三沢で方言聞き取り調査始まる(2012/09/17 22:42)
 東日本大震災による住民の避難などで伝承が危惧される被災地の方言を将来へ残そうと、文化庁の委託事業である住民からの方言の聞き取り調査が17日、三沢市で始まった。調査は、青森県のほか、岩手、宮城、福島、茨城の沿岸地域で実施している。
 調査は方言資料の収集、整理を行い、継承の基礎資料にするのが目的。青森県内は同市のほか八戸市、おいらせ町、六ケ所村に住む70歳以上の高齢者を対象に行う。臨床方言学に取り組む弘前学院大文学部の今村かほる准教授(48)らが調査に当たる。
 三沢市では、沿岸北部の塩釜地区に住む川村カズさん(78)、田中ツマさん(72)、吉田キミさん(84)、立崎カヲルさん(78)が調査に協力。今村准教授らは「駅」と「息」、「地図」と「知事」などの発音やアクセントの違い、濁音の付けどころ、間の取り方などを詳細に聞き取りした。
 調査には災害発生などの緊急時、外部から訪れた支援者と被災者との意思の疎通を円滑にする狙いもある。

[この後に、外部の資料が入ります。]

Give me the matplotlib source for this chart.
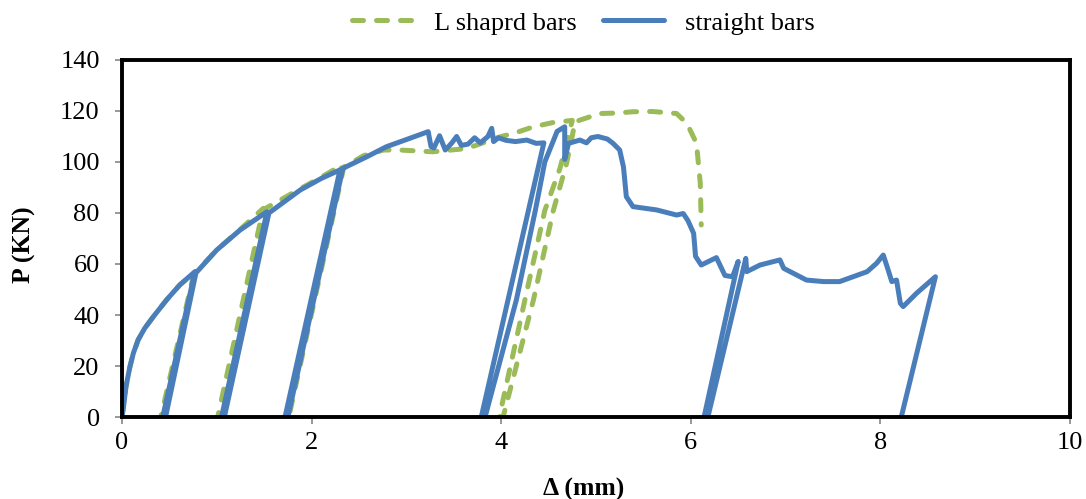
import numpy as np
import matplotlib
matplotlib.use('Agg')
import matplotlib.pyplot as plt

plt.rcParams['font.family'] = ['Liberation Serif', 'DejaVu Serif']

# Load-deflection curves (delta in mm, P in kN)
straight_x = [0.0, 0.02, 0.042, 0.084, 0.12, 0.17, 0.24, 0.33, 0.47, 0.61, 0.77,
              0.43, 0.46, 0.78, 1.0, 1.245, 1.53,
              1.05, 1.08, 1.55, 1.88, 2.10, 2.30,
              1.72, 1.75, 2.33, 2.58, 2.79, 3.0, 3.23, 3.26, 3.29, 3.35, 3.41,
              3.48, 3.53, 3.58, 3.65, 3.72, 3.78, 3.86, 3.90, 3.92, 3.97,
              4.05, 4.15, 4.27, 4.37, 4.45,
              3.79, 3.83, 4.16, 4.36, 4.46, 4.59, 4.67, 4.67, 4.71, 4.83,
              4.90, 4.95, 5.02, 5.12, 5.18, 5.25, 5.29, 5.32, 5.39, 5.64,
              5.85, 5.92, 5.97, 6.03, 6.05, 6.11, 6.27, 6.36, 6.44, 6.50,
              6.14, 6.18, 6.58, 6.59, 6.73, 6.94, 6.98, 7.22, 7.40, 7.57,
              7.86, 7.96, 8.03, 8.07, 8.12, 8.17, 8.21, 8.24, 8.38, 8.58,
              8.22]
straight_p = [0.0, 5, 11.9, 19.7, 25, 30.2, 34.8, 39.3, 45.9, 51.8, 57,
              0, 0, 56.5, 65.5, 73.3, 80.5,
              0, 0, 80, 89, 93.5, 96.9,
              0, 0, 97.5, 102, 106, 108.8, 111.9, 106, 105.5, 110.3, 104.7,
              107.5, 110, 106.5, 107, 109.5, 107.5, 110, 113.2, 108, 109.5,
              108.5, 108, 108.6, 107.3, 107.5,
              0, 0, 45.9, 81, 100, 112, 113.8, 101, 107.3, 108.6,
              107.5, 109.5, 110, 109, 107.3, 104.7, 98, 86.4, 82.5, 81.2,
              79.2, 79.8, 77, 72, 63, 59.6, 62.5, 55.5, 55, 61,
              0, 0, 62.2, 57, 59.6, 61.6, 58.3, 53.7, 53.1, 53.1,
              57, 60.3, 63.5, 59, 53.1, 53.7, 44.6, 43.3, 48.5, 55,
              0]

lshape_x = [0.0, 0.02, 0.042, 0.084, 0.12, 0.17, 0.24, 0.33, 0.47, 0.61, 0.76,
            0.41, 0.44, 0.77, 1.0, 1.245, 1.49,
            1.01, 1.04, 1.50, 1.88, 2.10, 2.32,
            1.73, 1.76, 2.34, 2.55, 2.76, 2.93, 3.28, 3.64, 3.99, 4.13,
            4.34, 4.55, 4.75,
            4.62, 4.46, 4.25, 3.98, 4.02, 4.34, 4.55, 4.69, 4.78,
            5.04, 5.22, 5.39, 5.60, 5.85, 5.96, 6.06, 6.10, 6.11]
lshape_p = [0.0, 5, 11.9, 19.7, 25, 30.2, 34.8, 39.3, 45.9, 51.8, 56.5,
            0, 0, 56.5, 65.5, 73.5, 81.8,
            0, 0, 81.5, 89.5, 94, 98.8,
            0, 0, 98, 102.5, 104.7, 104.7, 104, 105.3, 109.9, 111.2,
            113.8, 115.5, 116.3,
            97.5, 81, 45.9, 0, 0, 45.9, 81, 99.5, 115.8,
            119, 119.2, 119.7, 119.8, 119, 115.1, 107.3, 91.6, 75.3]

blue = '#4A7EBB'
green = '#9BBB59'

fig = plt.figure(figsize=(10.86, 4.99), dpi=100)
ax = fig.add_axes([0.1123, 0.1643, 0.873, 0.7155])

ax.plot(lshape_x, lshape_p, color=green, lw=3.6, dashes=(2.2, 2.6),
        dash_capstyle='round', dash_joinstyle='round', label='L shaprd bars')
ax.plot(straight_x, straight_p, color=blue, lw=3.6, solid_joinstyle='round',
        solid_capstyle='round', label='straight bars')

ax.set_xlim(0, 10)
ax.set_ylim(0, 140)
ax.set_xticks(np.arange(0, 11, 2))
ax.set_yticks(np.arange(0, 141, 20))
for s in ax.spines.values():
    s.set_linewidth(2.8)
    s.set_color('black')
ax.tick_params(axis='both', direction='out', length=5, width=1.2,
               color='#868686', labelsize=19)
ax.tick_params(axis='y', pad=11)
ax.tick_params(axis='x', pad=6)

fig.text(0.0221, 0.509, 'P (KN)', rotation=90, ha='center', va='center',
         fontsize=18.5, fontweight='bold')
fig.text(0.537, 0.02, '\u0394 (mm)', ha='center', va='center',
         fontsize=18.5, fontweight='bold')

fig.legend(loc='center', bbox_to_anchor=(0.537, 0.954), ncol=2, frameon=False,
           fontsize=19, handlelength=2.3, handletextpad=0.8, columnspacing=1.0)

fig.savefig('out.png', dpi=100)
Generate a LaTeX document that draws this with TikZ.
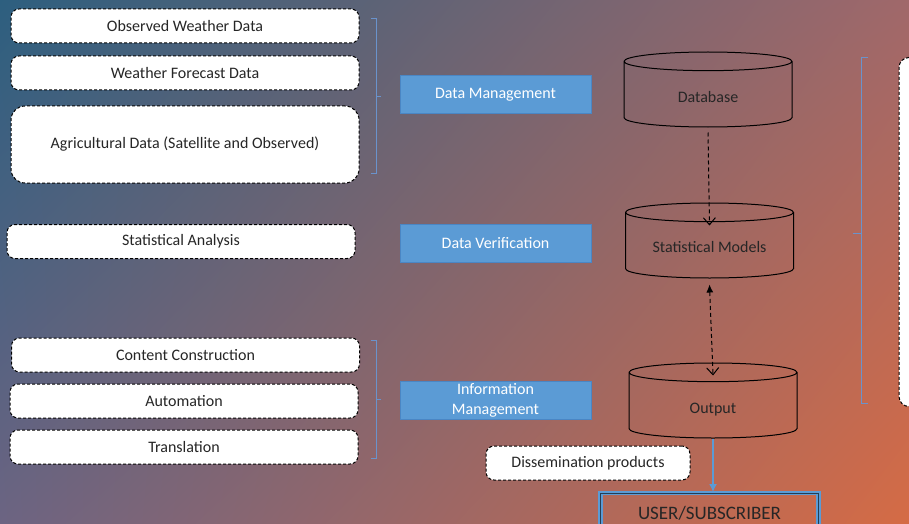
\documentclass[tikz,border=0pt]{standalone}
\usepackage{fontspec}
\setmainfont{Carlito}
\usetikzlibrary{positioning,shapes.geometric,arrows.meta,shadings}

\definecolor{bgtl}{HTML}{2D5F7F}
\definecolor{bgtr}{HTML}{A0686A}
\definecolor{bgbl}{HTML}{6C6482}
\definecolor{bgbr}{HTML}{D56B45}
\definecolor{boxblue}{HTML}{5B9BD5}
\definecolor{boxedge}{HTML}{4A86C4}
\definecolor{bracecol}{HTML}{6A93CC}
\definecolor{txt}{HTML}{262626}

\begin{document}
\begin{tikzpicture}
		[x=1pt,y=-1pt,
		every node/.style={font=\fontsize{16}{20}\selectfont},
		srcbox/.style={draw=black,fill=white,densely dashed,line width=1pt,
			rounded corners=8pt,minimum width=348pt,minimum height=34pt,text=txt},
		tagbox/.style={draw=boxedge,fill=boxblue,line width=1pt,minimum width=191pt,
			minimum height=38pt,text=white,align=center,inner sep=1pt},
		store/.style={cylinder,shape border rotate=90,aspect=0.28,draw=black,anchor=shape center,
			line width=1pt,minimum width=168pt,minimum height=75pt,text width=60pt,
			text height=11pt,text depth=9pt},
		storetext/.style={text=txt,inner sep=0pt},
		bracket/.style={draw=bracecol,line width=0.8pt},
		flow/.style={draw=black,line width=1pt,dash pattern=on 4pt off 3pt}]
		\clip (0,0) rectangle (909,524);
		\shade[upper left=bgtl,upper right=bgtr,lower left=bgbl,lower right=bgbr]
			(0,0) rectangle (909,524);
		% inputs on the left
		\node[srcbox] (obs) at (185,26) {Observed Weather Data};
		\node[srcbox] (fcst) at (185,73) {Weather Forecast Data};
		\node[srcbox,minimum height=77pt,rounded corners=14pt] (agri) at (185,144.5) {Agricultural Data (Satellite and Observed)};
		\node[srcbox] (stats) at (181,241.5) {Statistical Analysis};
		\node[srcbox] (content) at (185.5,355) {Content Construction};
		\node[srcbox] (auto) at (184,401) {Automation};
		\node[srcbox] (transl) at (184,447) {Translation};
		\node[srcbox,minimum width=204pt] (dissem) at (588,463) {Dissemination products};
		% stage labels
		\node[tagbox] (dm) at (495.5,95) {Data Management};
		\node[tagbox] (dv) at (495.5,243) {Data Verification};
		\node[tagbox] (im) at (495.5,400) {Information\\Management};
		% stores
		\node[store] (db) at (708,89.5) {};
		\node[store] (sm) at (709.5,240.5) {};
		\node[store] (out) at (713,400.5) {};
		\node[storetext] (dbname) at ([yshift=-7.5pt]db.shape center) {Database};
		\node[storetext] (smname) at ([yshift=-7pt]sm.shape center) {Statistical Models};
		\node[storetext] (outname) at ([yshift=-9pt]out.shape center) {Output};
		\node[draw=black,fill=white,densely dashed,line width=1pt,rounded corners=10pt,
			minimum width=100pt,minimum height=349pt] (notes) at (949,232) {};
		\node[draw=boxblue,line width=1.9pt,double=boxblue!40!black,double distance=1pt,
			minimum width=218pt,minimum height=40pt,font=\fontsize{19}{22}\selectfont,text=txt]
			(user) at (709.5,513) {USER/SUBSCRIBER};
		% brackets
		\draw[bracket] (371,18) -- (376,18) -- (376,173) -- (371,173);
		\draw[bracket] (376,96) -- (381,96);
		\draw[bracket] (371,340) -- (376,340) -- (376,458) -- (371,458);
		\draw[bracket] (376,399) -- (381,399);
		\draw[bracket] (868,57) -- (861,57) -- (861,403) -- (868,403);
		\draw[bracket] (861,233) -- (853,233);
		% connectors
		\draw[flow,-{Straight Barb[length=7pt,width=12pt]}] ([yshift=-5pt]db.south) -- ([yshift=-23pt]sm.north);
		\draw[flow,{Latex[length=8pt,width=7pt]}-{Straight Barb[length=7pt,width=12pt]}]
			([yshift=-6pt]sm.south) -- ([yshift=-13pt]out.north);
		\draw[draw=boxblue,line width=1.5pt,-{Latex[length=8pt,width=8pt]}] (out.south) -- (out.south |- user.north);
\end{tikzpicture}
\end{document}
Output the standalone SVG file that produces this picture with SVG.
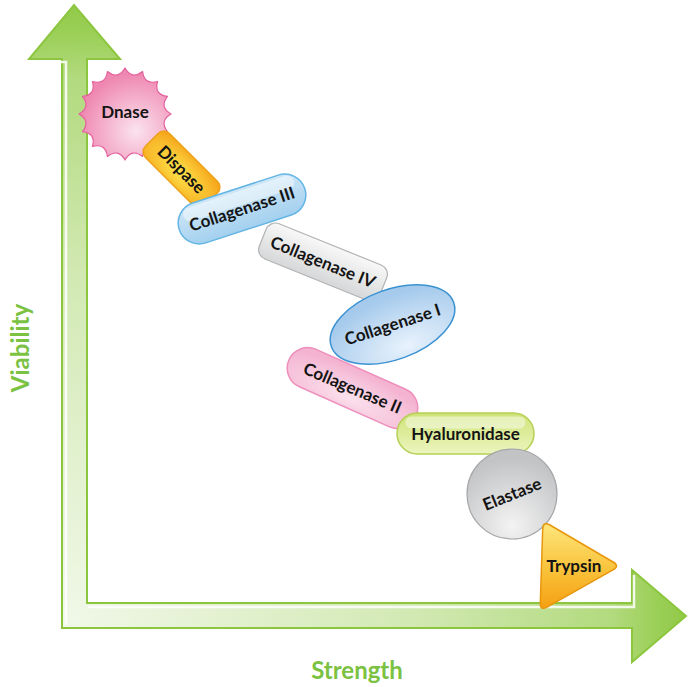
<svg xmlns="http://www.w3.org/2000/svg" width="688" height="687" viewBox="0 0 688 687">
  <defs>
    <style>
      .lbl { font-family: Lato, "Open Sans", "Liberation Sans", sans-serif; font-weight: 700; font-size: 17px; fill: #141414; text-anchor: middle; }
      .axis-lbl { font-family: Lato, "Open Sans", "Liberation Sans", sans-serif; font-weight: 700; font-size: 24px; fill: #7cc242; text-anchor: middle; }
      .gloss { fill: #ffffff; opacity: 0.45; }
    </style>
    <!-- axis fill: pale at the corner, deeper green toward both arrow tips -->
    <radialGradient id="gAxis" gradientUnits="userSpaceOnUse" cx="62" cy="628" r="640">
      <stop offset="0" stop-color="#f1f8e9"/>
      <stop offset="0.55" stop-color="#d2e9b3"/>
      <stop offset="0.86" stop-color="#b2da7e"/>
      <stop offset="0.93" stop-color="#9bcf57"/>
      <stop offset="1" stop-color="#8cc63f"/>
    </radialGradient>
    <radialGradient id="gDnase" cx="0.62" cy="0.68" r="0.62">
      <stop offset="0" stop-color="#fbe3ee"/>
      <stop offset="1" stop-color="#ef88b1"/>
    </radialGradient>
    <radialGradient id="gDispase" cx="0.5" cy="0.6" r="0.7">
      <stop offset="0" stop-color="#fde54c"/>
      <stop offset="1" stop-color="#f6a61b"/>
    </radialGradient>
    <linearGradient id="gCol3" x1="0" y1="0" x2="0" y2="1">
      <stop offset="0" stop-color="#cfe7f7"/>
      <stop offset="1" stop-color="#a3d0ef"/>
    </linearGradient>
    <linearGradient id="gCol4" x1="0" y1="0" x2="0" y2="1">
      <stop offset="0" stop-color="#f8f8f8"/>
      <stop offset="1" stop-color="#d6d7d8"/>
    </linearGradient>
    <radialGradient id="gCol1" cx="0.55" cy="0.85" r="0.75">
      <stop offset="0" stop-color="#e8f2fc"/>
      <stop offset="1" stop-color="#a5caec"/>
    </radialGradient>
    <radialGradient id="gCol2" cx="0.5" cy="0.75" r="0.7">
      <stop offset="0" stop-color="#fbe1ed"/>
      <stop offset="1" stop-color="#f4b3d0"/>
    </radialGradient>
    <linearGradient id="gHya" x1="0" y1="0" x2="0" y2="1">
      <stop offset="0" stop-color="#cfe378"/>
      <stop offset="1" stop-color="#ecf5bf"/>
    </linearGradient>
    <radialGradient id="gEla" cx="0.5" cy="0.85" r="0.75">
      <stop offset="0" stop-color="#f3f3f3"/>
      <stop offset="1" stop-color="#c2c3c5"/>
    </radialGradient>
    <linearGradient id="gTry" x1="0" y1="0" x2="0" y2="1">
      <stop offset="0" stop-color="#fde67c"/>
      <stop offset="0.55" stop-color="#f9c23a"/>
      <stop offset="1" stop-color="#f59f12"/>
    </linearGradient>
  </defs>

  <!-- bent double-headed axis arrow -->
  <g id="axes">
    <path d="M62,628 L62,59 L29,59 L74,5 L120,59 L87,59 L87,603 L632,603 L632,570 L686,616 L632,662 L632,628 Z"
          fill="url(#gAxis)" stroke="#8cc63f" stroke-width="2" stroke-linejoin="miter"/>
    <path d="M66,625 L66,62 L34,62" fill="none" stroke="#ffffff" stroke-width="2.5" opacity="0.85"/>
    <path d="M88,607 L634,607 L634,575" fill="none" stroke="#ffffff" stroke-width="2.5" opacity="0.85"/>
    <text class="axis-lbl" transform="translate(29,348) rotate(-90)">Viability</text>
    <text class="axis-lbl" x="357" y="679">Strength</text>
  </g>

  <g id="connectors"></g>

  <!-- scalloped seal: 16 points, shallow concave valleys -->
  <g id="dnase">
    <path d="M171,114 Q159.1,120.8 167.5,131.6 Q153.9,133.3 157.53,146.53 Q144.3,142.9 142.6,156.5 Q131.8,148.1 125,160 Q118.2,148.1 107.4,156.5 Q105.7,142.9 92.47,146.53 Q96.1,133.3 82.5,131.6 Q90.9,120.8 79,114 Q90.9,107.2 82.5,96.4 Q96.1,94.7 92.47,81.47 Q105.7,85.1 107.4,71.5 Q118.2,79.9 125,68 Q131.8,79.9 142.6,71.5 Q144.3,85.1 157.53,81.47 Q153.9,94.7 167.5,96.4 Q159.1,107.2 171,114 Z"
          fill="url(#gDnase)" stroke="#e4619d" stroke-width="1.2" stroke-linejoin="round"/>
    <text class="lbl" x="125" y="118">Dnase</text>
  </g>

  <g id="dispase" transform="translate(181.5,169.5) rotate(45)">
    <rect x="-42" y="-17" width="84" height="34" rx="8" fill="url(#gDispase)" stroke="#eca11a" stroke-width="1.5"/>
    <text class="lbl" x="0" y="6">Dispase</text>
  </g>

  <g id="collagenase-iii" transform="translate(242,209) rotate(-18)">
    <rect x="-66" y="-21" width="132" height="42" rx="21" fill="url(#gCol3)" stroke="#62b5e4" stroke-width="1.5"/>
    <rect class="gloss" x="-58" y="-18" width="116" height="14" rx="7"/>
    <text class="lbl" x="0" y="6">Collagenase III</text>
  </g>

  <g id="collagenase-iv" transform="translate(323,262) rotate(22)">
    <rect x="-65" y="-19" width="130" height="38" rx="10" fill="url(#gCol4)" stroke="#b2b3b4" stroke-width="1.2"/>
    <text class="lbl" x="0" y="6">Collagenase IV</text>
  </g>

  <g id="collagenase-i" transform="translate(392.5,324.5) rotate(-20)">
    <ellipse rx="65" ry="35" fill="url(#gCol1)" stroke="#3b92d2" stroke-width="1.5"/>
    <text class="lbl" x="0" y="6" transform="rotate(2)">Collagenase I</text>
  </g>

  <g id="collagenase-ii" transform="translate(352.5,388) rotate(24)">
    <rect x="-69.5" y="-20.5" width="139" height="41" rx="20.5" fill="url(#gCol2)" stroke="#ee8fbd" stroke-width="1.5"/>
    <text class="lbl" x="0" y="6" transform="rotate(-1)">Collagenase II</text>
  </g>

  <g id="hyaluronidase" transform="translate(465.5,433.5)">
    <rect x="-68.5" y="-20.5" width="137" height="41" rx="20.5" fill="url(#gHya)" stroke="#b5d055" stroke-width="1.5"/>
    <rect class="gloss" x="-60" y="-17" width="120" height="12" rx="6"/>
    <text class="lbl" x="0" y="6">Hyaluronidase</text>
  </g>

  <g id="elastase" transform="translate(512,494)">
    <circle r="45" fill="url(#gEla)" stroke="#a5a6a8" stroke-width="1.2"/>
    <text class="lbl" x="0" y="6" transform="rotate(-22)">Elastase</text>
  </g>

  <g id="trypsin">
    <path d="M549.9,525 L613.1,562 Q620,566 613,569.9 L547,607.1 Q540,611 540.3,603 L542.7,529 Q543,521 549.9,525 Z"
          fill="url(#gTry)" stroke="#e8960c" stroke-width="1.5"/>
    <text class="lbl" x="574" y="572">Trypsin</text>
  </g>
</svg>
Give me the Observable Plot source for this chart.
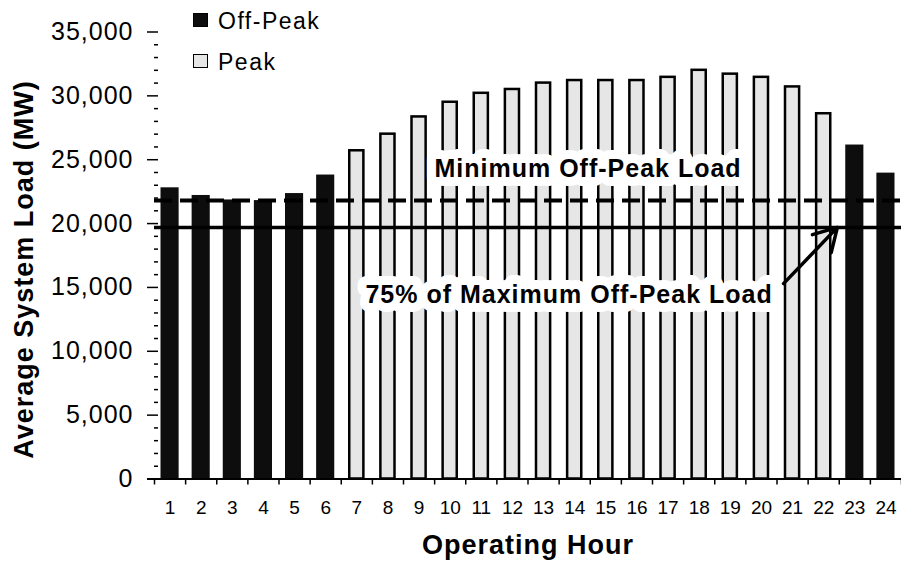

 調査後の取材に今村准教授は「医療や福祉の現場で、コミュニケーションギャップから、間違いが起こったら大変なこと。そうした分野にも活用できるようなツールを開発したい」と強調。南部弁の調査には「津軽弁に比べ学術的に整備されたものが少ない。調査を通し、一つ一つ掘り起こしていきたい」と述べた。